台所に行くと、すりおろしたりんごと、カステラ、鍋には味噌汁、茶碗にはたけのこご飯がよそってあった。
「病み上がりにたけのこご飯は無理でしょ」
と破天荒な母にすこし笑った。
味噌汁を温めて一口食べたら美味しさに驚いた。
母の味がしない。
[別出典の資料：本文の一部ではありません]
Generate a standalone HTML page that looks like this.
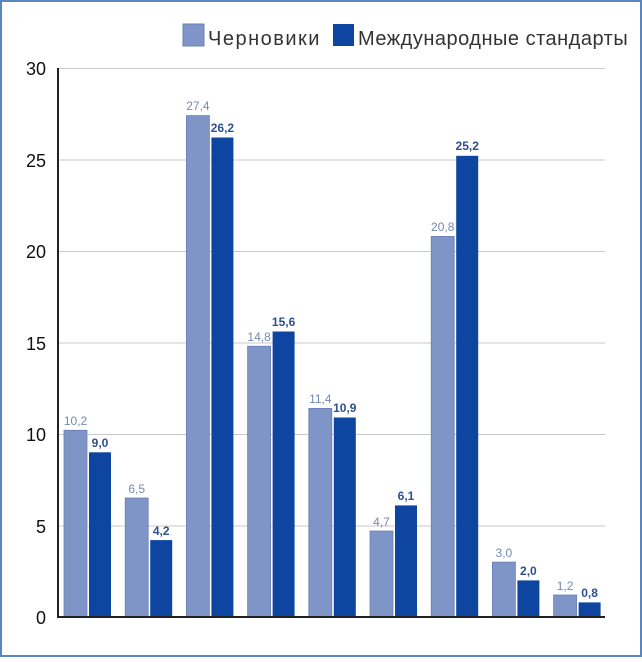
<!DOCTYPE html><html><head><style>body{margin:0;background:#fff}</style></head><body>
<svg width="642" height="657" xmlns="http://www.w3.org/2000/svg" font-family="Liberation Sans, sans-serif">
<rect x="1" y="1" width="640" height="655" fill="#fff" stroke="#5b86bd" stroke-width="2"/>
<g stroke="#c8c8c8" stroke-width="1">
<line x1="58" x2="605" y1="68.5" y2="68.5"/><line x1="58" x2="605" y1="160" y2="160"/><line x1="58" x2="605" y1="251.5" y2="251.5"/><line x1="58" x2="605" y1="343" y2="343"/><line x1="58" x2="605" y1="434.5" y2="434.5"/><line x1="58" x2="605" y1="526" y2="526"/>
</g>
<g font-size="18" text-anchor="end" fill="#111">
<text x="46" y="75">30</text><text x="46" y="167">25</text><text x="46" y="258">20</text><text x="46" y="350">15</text><text x="46" y="441">10</text><text x="46" y="533">5</text><text x="46" y="624">0</text>
</g>
<g fill="#7f95c8" stroke="#6a80b5" stroke-width="0.8">
<rect x="64" y="430.3" width="23" height="186.7"/>
<rect x="125.2" y="498" width="23" height="119"/>
<rect x="186.4" y="115.6" width="23" height="501.4"/>
<rect x="247.6" y="346.2" width="23" height="270.8"/>
<rect x="308.8" y="408.4" width="23" height="208.6"/>
<rect x="370" y="531" width="23" height="86"/>
<rect x="431.2" y="236.4" width="23" height="380.6"/>
<rect x="492.4" y="562.1" width="23" height="54.9"/>
<rect x="553.6" y="595" width="23" height="22"/>
</g>
<g fill="#0d45a0">
<rect x="89" y="452.3" width="22" height="164.7"/>
<rect x="150.2" y="540.1" width="22" height="76.9"/>
<rect x="211.4" y="137.5" width="22" height="479.5"/>
<rect x="272.6" y="331.5" width="22" height="285.5"/>
<rect x="333.8" y="417.5" width="22" height="199.5"/>
<rect x="395" y="505.4" width="22" height="111.6"/>
<rect x="456.2" y="155.8" width="22" height="461.2"/>
<rect x="517.4" y="580.4" width="22" height="36.6"/>
<rect x="578.6" y="602.4" width="22" height="14.6"/>
</g>
<g font-size="12" text-anchor="middle" fill="#7388b5">
<text x="75.5" y="425">10,2</text><text x="136.7" y="493">6,5</text><text x="197.9" y="110">27,4</text><text x="259.1" y="341">14,8</text><text x="320.3" y="403">11,4</text><text x="381.5" y="526">4,7</text><text x="442.7" y="231">20,8</text><text x="503.9" y="557">3,0</text><text x="565.1" y="590">1,2</text>
</g>
<g font-size="12" font-weight="bold" text-anchor="middle" fill="#2f4f8f">
<text x="100" y="447">9,0</text><text x="161.2" y="535">4,2</text><text x="222.4" y="132">26,2</text><text x="283.6" y="326">15,6</text><text x="344.8" y="412">10,9</text><text x="406" y="500">6,1</text><text x="467.2" y="150">25,2</text><text x="528.4" y="575">2,0</text><text x="589.6" y="597">0,8</text>
</g>
<line x1="58" y1="68" x2="58" y2="618" stroke="#222" stroke-width="2"/>
<line x1="57" y1="617" x2="605" y2="617" stroke="#222" stroke-width="2"/>
<rect x="183" y="24" width="21" height="22" fill="#7f95c8" stroke="#6a80b5"/>
<text x="208" y="45" font-size="20" letter-spacing="1.5" fill="#333">Черновики</text>
<rect x="333" y="24" width="21" height="22" fill="#0d45a0"/>
<text x="358" y="45" font-size="20" letter-spacing="0.5" fill="#333">Международные стандарты</text>
</svg></body></html>
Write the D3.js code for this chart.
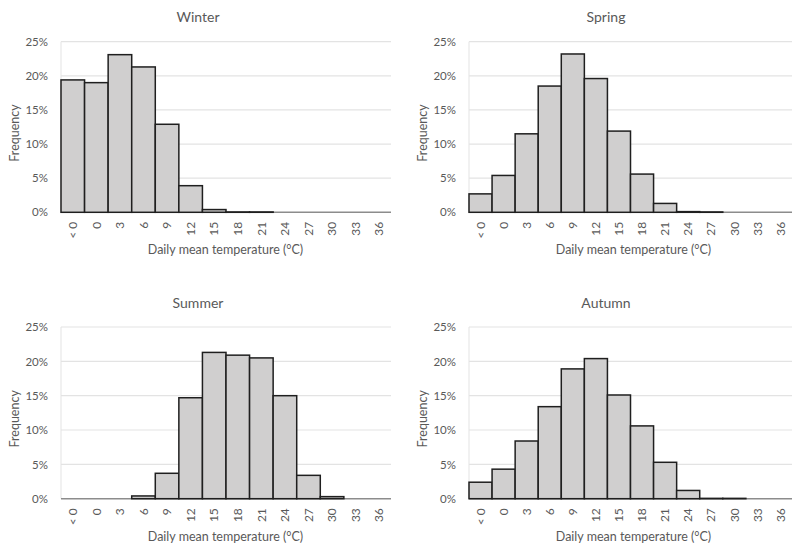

(失礼)
すごく美味しいのだ。
なんだこれ?!なんだこれ?!
すごく美味しい?!
そう思って2杯平らげてしまった。
手前味噌だが、私の味噌汁に似ていた。
生姜が刻んであって、味噌がくたくたに煮えていなくて、おいしい。
おいしいけれど、おいしくて2杯平らげたけど、
母のあの何か足りない味が恋しく、寂しい気もした。
どうしてお母さん、味噌汁上手になっちゃったんだろうなぁ。
と寝癖だらけの頭でなんだか泣けてきた。
病気の最中は情緒が不安定すぎるらしい。
(これって母が成長した娘に抱く感情なのでは)
という疑問が頭をよぎったが、見て見ぬ振りをしてポロポロと涙を流し続けた。
母が亡くなってしまったら、あの美味しくない味噌汁も、このおいしい味噌汁もどちらも飲めなくなると想像してさらに泣いた。
32歳、独身、実家暮らし、彼氏いない。
本当に情けない自分にも泣けてきて、もうなにに対して泣いているのか分からなくなってきて、
幼女だった頃に泣き止みたくても泣き止めなかった感覚を味わいかけたところで犬が心配そうに見に来たので泣くことをやめた。
私も母以外の大事な人のためにはやく味噌汁を作れるようにならなくてはと思った。
まだ見ぬ誰かの忘れられない、記憶に残る味になりたい。なる。